A partir dos anos de 1950, o transporte por caminhão em todo o país suplantou o ferroviário e determinou o abandono da linha. Uma parte do elevado chegou até mesmo a ser demolida nos anos de 1960. Os Amigos da High Line, criados por residentes do bairro, lançam então a ideia de se criar um caminho verde, tendo como exemplo o que já tinha sido criado em Paris em situação similar, hoje conhecido como Promenade Plantée. Esse grupo de amigos da High Line, inicialmente pequeno, cresceu, envolvendo empresários, doadores, voluntários e a própria prefeitura de Nova Iorque, até que algo que se acreditava impossível no final do milênio tornou-se realidade em 2006, quando o prefeito Michael Bloomberg presidiu a cerimônia oficial do começo da sua realização.

Forgiving Change (Perdoando a mudança), 2018, do artista Timur Si-Qin. Foto: Roberto Carvalho de Magalhães (9/9/2018).
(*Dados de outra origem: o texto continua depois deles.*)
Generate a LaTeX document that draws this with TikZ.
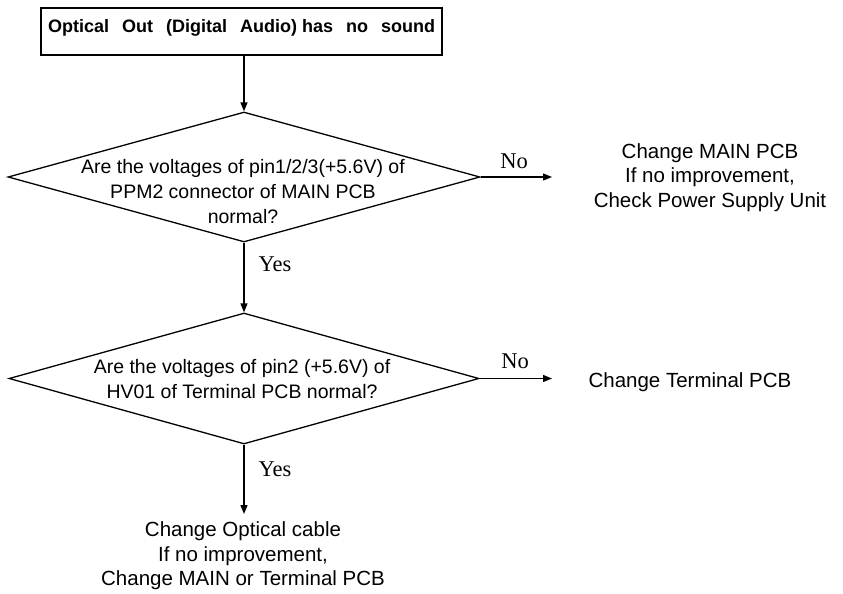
\documentclass[tikz,border=0pt]{standalone}
\usepackage{fontspec}
\setmainfont{Liberation Sans}
\newfontfamily\serifyn{Liberation Serif}
\usetikzlibrary{shapes.geometric,arrows.meta}
\tikzset{
  ln/.style={line width=1.3pt},
  arr/.style={ln,-{Triangle[length=9pt,width=7pt]}},
  dia/.style={diamond,draw,ln,inner sep=0pt,minimum width=#1},
  txt/.style={inner sep=0pt,align=center,font=\fontsize{20.5}{24.5}\selectfont},
  qtxt/.style={inner sep=0pt,align=center,font=\fontsize{19.5}{25}\selectfont},
  yn/.style={inner sep=0pt,font=\serifyn\fontsize{22.5}{24}\selectfont},
}
\newcommand\wg{\hspace{13pt}}
\begin{document}
\begin{tikzpicture}[x=1pt,y=1pt]
\useasboundingbox (0,0) rectangle (843,-594);
% title box
\node[draw,ln,inner sep=0pt,minimum width=401pt,minimum height=47pt,
      text height=10pt,text depth=7pt,font=\bfseries\fontsize{18}{20}\selectfont]
  (box) at (241.5,-31.5) {Optical\wg Out\wg (Digital\wg Audio) has\wg no\wg sound};
% decisions
\node[dia=472pt,minimum height=130pt] (d1) at (244,-177) {};
\node[qtxt] (d1t) at (243,-192) {Are the voltages of pin1/2/3(+5.6V) of\\PPM2 connector of MAIN PCB\\normal?};
\node[dia=470pt,minimum height=131pt] (d2) at (244,-378.5) {};
\node[qtxt] (d2t) at (242,-379.5) {Are the voltages of pin2 (+5.6V) of\\HV01 of Terminal PCB normal?};
% results
\node[txt] (r1) at (710,-177.5) {Change MAIN PCB\\If no improvement,\\Check Power Supply Unit};
\node[txt,anchor=base] (r2) at (690,-387) {Change Terminal PCB};
\node[txt] (r3) at (243,-556) {Change Optical cable\\If no improvement,\\Change MAIN or Terminal PCB};
% arrow ends
\coordinate (e1) at (552,-177);
\coordinate (e2) at (552,-378.5);
\coordinate (e3) at (244,-514);
% connectors
\draw[arr] (box.south -| d1.north) -- (d1.north);
\draw[arr] (d1.east) -- (e1);
\draw[arr] (d1.south) -- (d2.north);
\draw[arr] (d2.east) -- (e2);
\draw[arr] (d2.south) -- (e3);
% labels
\node[yn] (no1) at (514,-161) {No};
\node[yn] (no2) at (515,-361) {No};
\node[yn] (yes1) at (275,-264) {Yes};
\node[yn] (yes2) at (275,-469) {Yes};
\end{tikzpicture}
\end{document}
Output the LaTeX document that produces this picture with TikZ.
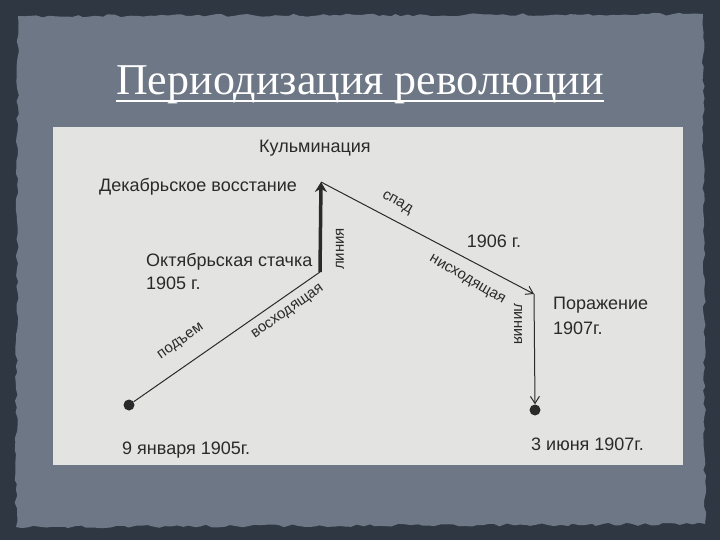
\documentclass[tikz,border=0pt]{standalone}
\usepackage{fontspec}
\setmainfont{Liberation Sans}
\newfontfamily\titlefont{Liberation Serif}
\usetikzlibrary{arrows.meta,decorations.pathmorphing}
\definecolor{outerbg}{HTML}{2F3743}
\definecolor{slatebg}{HTML}{6D7785}
\definecolor{paper}{HTML}{E3E3E1}
\definecolor{ink}{HTML}{2A2A2A}
\tikzset{
  lbl/.style={text=ink, font=\fontsize{18}{21}\selectfont, inner sep=0pt},
  rlbl/.style={text=ink, font=\fontsize{15}{17}\selectfont, inner sep=0pt},
  dot/.style={circle, fill=ink, minimum size=11pt, inner sep=0pt},
  thinline/.style={draw=ink, line width=1pt},
}
\begin{document}
\begin{tikzpicture}[x=1pt,y=-1pt]
\useasboundingbox (0,0) rectangle (720,540);
\fill[outerbg] (0,0) rectangle (720,540);
\fill[slatebg, decorate, decoration={random steps, segment length=6pt, amplitude=1.5pt}]
  (18,16) -- (703,14) -- (705,524) -- (16,527) -- cycle;
% title
\node[text=white, font=\titlefont\fontsize{44}{50}\selectfont, inner sep=0pt, anchor=base] (title) at (360,95) {Периодизация революции};
\draw[white, line width=1.3pt] (title.base west)++(0,6) coordinate (ul1) -- (ul1 -| title.base east);
% paper
\fill[paper] (53,127) rectangle (683,465);
% points
\coordinate (top) at (321,182);
\coordinate (oct) at (320,272);
\node[dot] (start) at (129,405) {};
\coordinate (def) at (534,294);
\node[dot] (end) at (535,410) {};
% connectors
\draw[thinline] (start) -- (oct);
\draw[draw=ink, line width=3.5pt, -{Stealth[length=10pt,width=12pt]}] (oct) -- (top);
\draw[thinline, -{Straight Barb[length=7pt,width=9pt]}] (top) -- (def);
\draw[thinline, -{Straight Barb[length=7pt,width=9pt]}] (def) -- (end.north);
% labels
\node[lbl, anchor=west] (kulm) at (259,148) {Кульминация};
\node[lbl, anchor=west] (dec) at (99,187) {Декабрьское восстание};
\node[lbl, anchor=west] (okt) at (146,262) {Октябрьская стачка};
\node[lbl, anchor=west] (okt2) at (146,283) {1905 г.};
\node[rlbl, rotate=90] (lin1) at (340,249) {линия};
\node[rlbl, rotate=35] (pod) at (181,342) {подъем};
\node[rlbl, rotate=35] (vosh) at (288,312) {восходящая};
\node[rlbl, rotate=-30] (spad) at (397,203) {спад};
\node[lbl] (y1906) at (494,241) {1906 г.};
\node[rlbl, rotate=-30] (nish) at (467,280) {нисходящая};
\node[rlbl, rotate=-90] (lin2) at (518,324) {линия};
\node[lbl, anchor=west] (por) at (553,305) {Поражение};
\node[lbl, anchor=west] (por2) at (553,328) {1907г.};
\node[lbl, anchor=west] (jan) at (122,450) {9 января 1905г.};
\node[lbl, anchor=west] (jun) at (531,444) {3 июня 1907г.};
\end{tikzpicture}
\end{document}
Essa breve história da High Line leva o meu pensamento ao Parque Ibirapuera, pois é outro grande exemplo do que pode nascer da iniciativa de uma organização da sociedade civil sem fim de lucro – que pode envolver todos os setores da sociedade, do cidadão comum às empresas – em parceria com a prefeitura. Esse é o caminho para a preservação e uma gestão de sucesso de um grande parque público como o Ibirapuera.